After you have finished your lunch, you can do what I did and head to the local market part of the restaurant to collect some things for some nice home cooking. After travelling for almost three months at this stage, I was ready to cook some food for myself.
I picked up some fresh salmon, some fresh oysters and some fresh fruits and vegetables and made myself a seafood dish with avocado and tomato salsa. It was heaven. It reminded me of how much I missed cooking and how good my own food can taste.
What to Eat in Spain- Sweet
I’m sure you were wondering when I was going to mention this one. Churros are considered the star of Spanish cuisine. But churros in Spain are almost completely different from the versions you get overseas. In Australia, or even when I had them in Amsterdam, churros are sweet donuts that usually come covered in sugar and cinnamon and milk chocolate.
In contrast, in Spain they are a slightly more savoury flavour. You won’t find them covered in cinnamon and sugar, the donut itself is less sweet and they are served with a dark and often quite bitter cut of hot chocolate. I still really enjoyed the authentic kind but I met lots of people that just didn’t enjoy the Spanish version of this Spanish dish :-P.

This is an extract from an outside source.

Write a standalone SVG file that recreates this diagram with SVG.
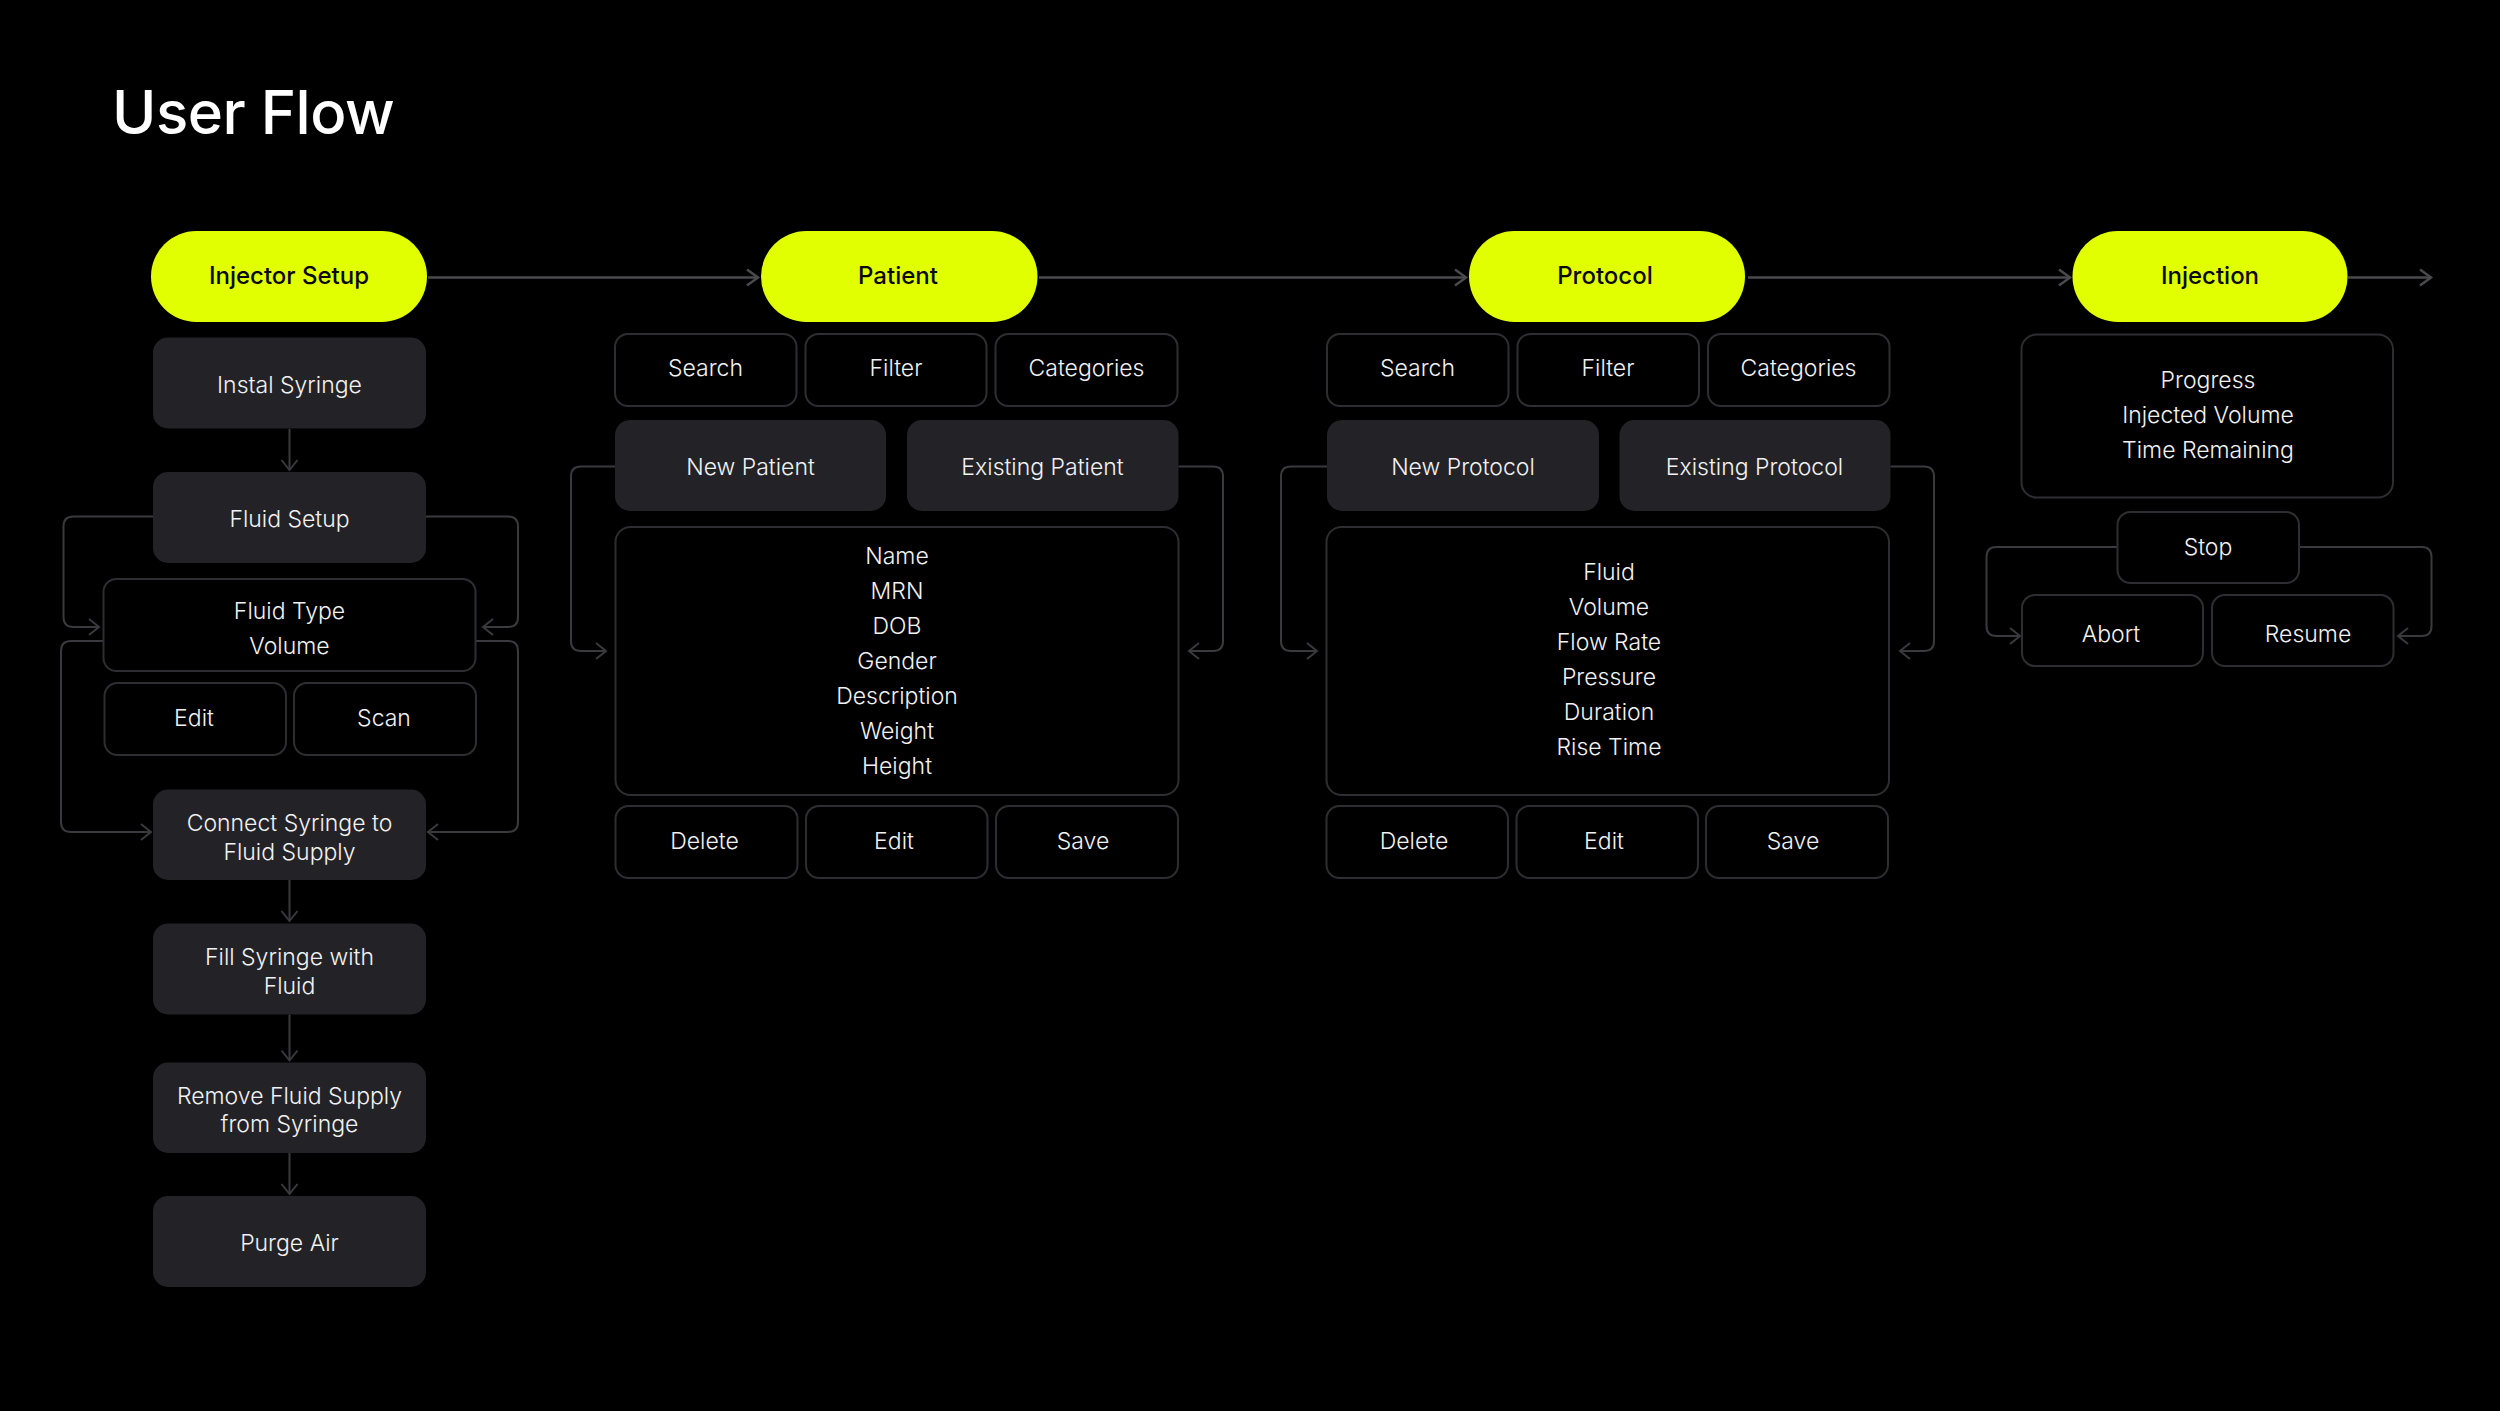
<svg xmlns="http://www.w3.org/2000/svg" width="2500" height="1411" viewBox="0 0 2500 1411">
<style>
  .bg{fill:#000}
  .pill{fill:#e1ff00}
  .fill{fill:#232327}
  .out{fill:none;stroke:#2e2e32;stroke-width:2}
  .t{font-family:Inter,"Noto Sans","Liberation Sans",sans-serif;font-size:23px;font-weight:300;fill:#f2f2f2;text-anchor:middle}
  .pt{font-family:Inter,"Noto Sans","Liberation Sans",sans-serif;font-size:24px;font-weight:500;fill:#0a0a0a;text-anchor:middle}
  .title{font-family:Inter,"Noto Sans","Liberation Sans",sans-serif;font-size:60px;font-weight:500;letter-spacing:-0.5px;fill:#ffffff}
  .flow{fill:none;stroke:#4a4a4e;stroke-width:2.5}
  .conn{fill:none;stroke:#3a3a3e;stroke-width:2}
</style>
<defs>
  <marker id="arrF" markerUnits="userSpaceOnUse" markerWidth="18" markerHeight="22" viewBox="-14 -11 18 22" refX="0" refY="0" orient="auto">
    <path d="M-11,-8 L0,0 L-11,8" fill="none" stroke="#4a4a4e" stroke-width="2.5"/>
  </marker>
  <marker id="arrC" markerUnits="userSpaceOnUse" markerWidth="18" markerHeight="22" viewBox="-14 -11 18 22" refX="0" refY="0" orient="auto">
    <path d="M-10,-8 L0,0 L-10,8" fill="none" stroke="#3a3a3e" stroke-width="2"/>
  </marker>
</defs>
<rect class="bg" x="0" y="0" width="2500" height="1411"/>
<text class="title" x="112" y="134">User Flow</text>

<g id="connectors">
  <path class="flow" d="M428 277.5 H758" marker-end="url(#arrF)"/>
  <path class="flow" d="M1039 277.5 H1466" marker-end="url(#arrF)"/>
  <path class="flow" d="M1748 277.5 H2070" marker-end="url(#arrF)"/>
  <path class="flow" d="M2348 277.5 H2431" marker-end="url(#arrF)"/>
  <path class="conn" d="M289.5 429 V470" marker-end="url(#arrC)"/>
  <path class="conn" d="M289.5 880 V921" marker-end="url(#arrC)"/>
  <path class="conn" d="M289.5 1014.5 V1060.5" marker-end="url(#arrC)"/>
  <path class="conn" d="M289.5 1153 V1194" marker-end="url(#arrC)"/>
  <path class="conn" d="M153 516.5 H73.5 Q63.5 516.5 63.5 526.5 V617 Q63.5 627 73.5 627 H99" marker-end="url(#arrC)"/>
  <path class="conn" d="M426 516.5 H508 Q518 516.5 518 526.5 V617 Q518 627 508 627 H483" marker-end="url(#arrC)"/>
  <path class="conn" d="M103 641 H71 Q61 641 61 651 V822 Q61 832 71 832 H151" marker-end="url(#arrC)"/>
  <path class="conn" d="M476 641 H508 Q518 641 518 651 V822 Q518 832 508 832 H428" marker-end="url(#arrC)"/>
  <path class="conn" d="M615 466.5 H581 Q571 466.5 571 476.5 V641 Q571 651 581 651 H606" marker-end="url(#arrC)"/>
  <path class="conn" d="M1178.5 466.5 H1213 Q1223 466.5 1223 476.5 V641 Q1223 651 1213 651 H1189" marker-end="url(#arrC)"/>
  <path class="conn" d="M1327 466.5 H1291 Q1281 466.5 1281 476.5 V641 Q1281 651 1291 651 H1317" marker-end="url(#arrC)"/>
  <path class="conn" d="M1890.5 466.5 H1924 Q1934 466.5 1934 476.5 V641 Q1934 651 1924 651 H1900" marker-end="url(#arrC)"/>
  <path class="conn" d="M2117.5 547 H1996.5 Q1986.5 547 1986.5 557 V626 Q1986.5 636 1996.5 636 H2020" marker-end="url(#arrC)"/>
  <path class="conn" d="M2299 547 H2421.5 Q2431.5 547 2431.5 557 V626 Q2431.5 636 2421.5 636 H2398" marker-end="url(#arrC)"/>
</g>

<!-- Injector Setup column -->
<g id="injector-setup"><rect class="pill" x="151" y="231" width="276" height="91" rx="45.5"/><text class="pt" x="289" y="284">Injector Setup</text></g>
<g id="instal-syringe"><rect class="fill" x="153" y="337.5" width="273" height="91" rx="15"/><text class="t" x="289.5" y="392.5">Instal Syringe</text></g>
<g id="fluid-setup"><rect class="fill" x="153" y="472" width="273" height="91" rx="15"/><text class="t" x="289.5" y="527">Fluid Setup</text></g>
<g id="fluid-type"><rect class="out" x="103.5" y="579" width="372" height="92" rx="13"/><text class="t" x="289.5" y="618.5">Fluid Type</text><text class="t" x="289.5" y="653.5">Volume</text></g>
<g id="fluid-edit"><rect class="out" x="104.5" y="683" width="181.5" height="72" rx="13"/><text class="t" x="194" y="726">Edit</text></g>
<g id="fluid-scan"><rect class="out" x="294" y="683" width="182" height="72" rx="13"/><text class="t" x="384" y="726">Scan</text></g>
<g id="connect-syringe"><rect class="fill" x="153" y="789.5" width="273" height="90.5" rx="15"/><text class="t" x="289.5" y="831">Connect Syringe to</text><text class="t" x="289.5" y="859.5">Fluid Supply</text></g>
<g id="fill-syringe"><rect class="fill" x="153" y="923.5" width="273" height="91" rx="15"/><text class="t" x="289.5" y="965">Fill Syringe with</text><text class="t" x="289.5" y="993.5">Fluid</text></g>
<g id="remove-supply"><rect class="fill" x="153" y="1062.5" width="273" height="90.5" rx="15"/><text class="t" x="289.5" y="1103.5">Remove Fluid Supply</text><text class="t" x="289.5" y="1132">from Syringe</text></g>
<g id="purge-air"><rect class="fill" x="153" y="1196" width="273" height="91" rx="15"/><text class="t" x="289.5" y="1250.5">Purge Air</text></g>

<!-- Patient column -->
<g id="patient"><rect class="pill" x="761" y="231" width="276.5" height="91" rx="45.5"/><text class="pt" x="898" y="284">Patient</text></g>
<g id="patient-search"><rect class="out" x="615" y="334" width="181.5" height="72" rx="13"/><text class="t" x="705.5" y="375.5">Search</text></g>
<g id="patient-filter"><rect class="out" x="805.5" y="334" width="181" height="72" rx="13"/><text class="t" x="896" y="375.5">Filter</text></g>
<g id="patient-categories"><rect class="out" x="995.5" y="334" width="182" height="72" rx="13"/><text class="t" x="1086.5" y="375.5">Categories</text></g>
<g id="new-patient"><rect class="fill" x="615" y="420" width="271" height="91" rx="15"/><text class="t" x="750.5" y="474.5">New Patient</text></g>
<g id="existing-patient"><rect class="fill" x="907" y="420" width="271.5" height="91" rx="15"/><text class="t" x="1042.5" y="474.5">Existing Patient</text></g>
<g id="patient-fields"><rect class="out" x="615.5" y="527" width="563" height="268" rx="15"/>
  <text class="t" x="897" y="564">Name</text><text class="t" x="897" y="599">MRN</text><text class="t" x="897" y="634">DOB</text><text class="t" x="897" y="669">Gender</text><text class="t" x="897" y="704">Description</text><text class="t" x="897" y="739">Weight</text><text class="t" x="897" y="774">Height</text></g>
<g id="patient-delete"><rect class="out" x="615.5" y="806" width="182" height="72" rx="13"/><text class="t" x="704.5" y="849">Delete</text></g>
<g id="patient-edit"><rect class="out" x="806" y="806" width="181.5" height="72" rx="13"/><text class="t" x="894" y="849">Edit</text></g>
<g id="patient-save"><rect class="out" x="996" y="806" width="182" height="72" rx="13"/><text class="t" x="1083" y="849">Save</text></g>

<!-- Protocol column -->
<g id="protocol"><rect class="pill" x="1469" y="231" width="276" height="91" rx="45.5"/><text class="pt" x="1605" y="284">Protocol</text></g>
<g id="protocol-search"><rect class="out" x="1327" y="334" width="181.5" height="72" rx="13"/><text class="t" x="1417.5" y="375.5">Search</text></g>
<g id="protocol-filter"><rect class="out" x="1517.5" y="334" width="181.5" height="72" rx="13"/><text class="t" x="1608" y="375.5">Filter</text></g>
<g id="protocol-categories"><rect class="out" x="1708" y="334" width="181.5" height="72" rx="13"/><text class="t" x="1798.5" y="375.5">Categories</text></g>
<g id="new-protocol"><rect class="fill" x="1327" y="420" width="272" height="91" rx="15"/><text class="t" x="1463" y="474.5">New Protocol</text></g>
<g id="existing-protocol"><rect class="fill" x="1619.5" y="420" width="271" height="91" rx="15"/><text class="t" x="1754.5" y="474.5">Existing Protocol</text></g>
<g id="protocol-fields"><rect class="out" x="1326.5" y="527" width="562.5" height="268" rx="15"/>
  <text class="t" x="1609" y="579.5">Fluid</text><text class="t" x="1609" y="614.5">Volume</text><text class="t" x="1609" y="649.5">Flow Rate</text><text class="t" x="1609" y="684.5">Pressure</text><text class="t" x="1609" y="719.5">Duration</text><text class="t" x="1609" y="754.5">Rise Time</text></g>
<g id="protocol-delete"><rect class="out" x="1326.5" y="806" width="181.5" height="72" rx="13"/><text class="t" x="1414" y="849">Delete</text></g>
<g id="protocol-edit"><rect class="out" x="1516.5" y="806" width="181.5" height="72" rx="13"/><text class="t" x="1604" y="849">Edit</text></g>
<g id="protocol-save"><rect class="out" x="1706" y="806" width="182" height="72" rx="13"/><text class="t" x="1793" y="849">Save</text></g>

<!-- Injection column -->
<g id="injection"><rect class="pill" x="2072.5" y="231" width="275" height="91" rx="45.5"/><text class="pt" x="2210" y="284">Injection</text></g>
<g id="injection-info"><rect class="out" x="2021.5" y="334.5" width="371.5" height="163" rx="15"/>
  <text class="t" x="2208" y="388">Progress</text><text class="t" x="2208" y="423">Injected Volume</text><text class="t" x="2208" y="458">Time Remaining</text></g>
<g id="stop"><rect class="out" x="2117.5" y="512" width="181.5" height="71" rx="13"/><text class="t" x="2208" y="555">Stop</text></g>
<g id="abort"><rect class="out" x="2022" y="595" width="181" height="71" rx="13"/><text class="t" x="2111" y="641.5">Abort</text></g>
<g id="resume"><rect class="out" x="2212" y="595" width="181.5" height="71" rx="13"/><text class="t" x="2308" y="641.5">Resume</text></g>
</svg>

Regardless, have you really been to Spain if you haven’t eaten churros?
Horchata and Fartons
This is a drink and pastry combination that is typical in Valencia. Horchata is a bizarre type of drink made from a combination of sugar, water and tiger nuts. It’s kind of like sweetened almond milk.
It’s a very different flavour and I’m still not quite sure I actually like it. You are far more likely to enjoy it if you have a sweet tooth because it is a very sweet drink.
The drink is even more sweet when you follow Valencian tradition and combine it with a farton. A farton (seriously- what a name) is a very sweet pastry that is made to be dipped into Horchata. In much the same way I found Horchata too sweet, I also found fartons to basically just taste of sugar.
Regardless you need to try it whilst you are in Valencia and the place to go is Horchateria Santa Catalina!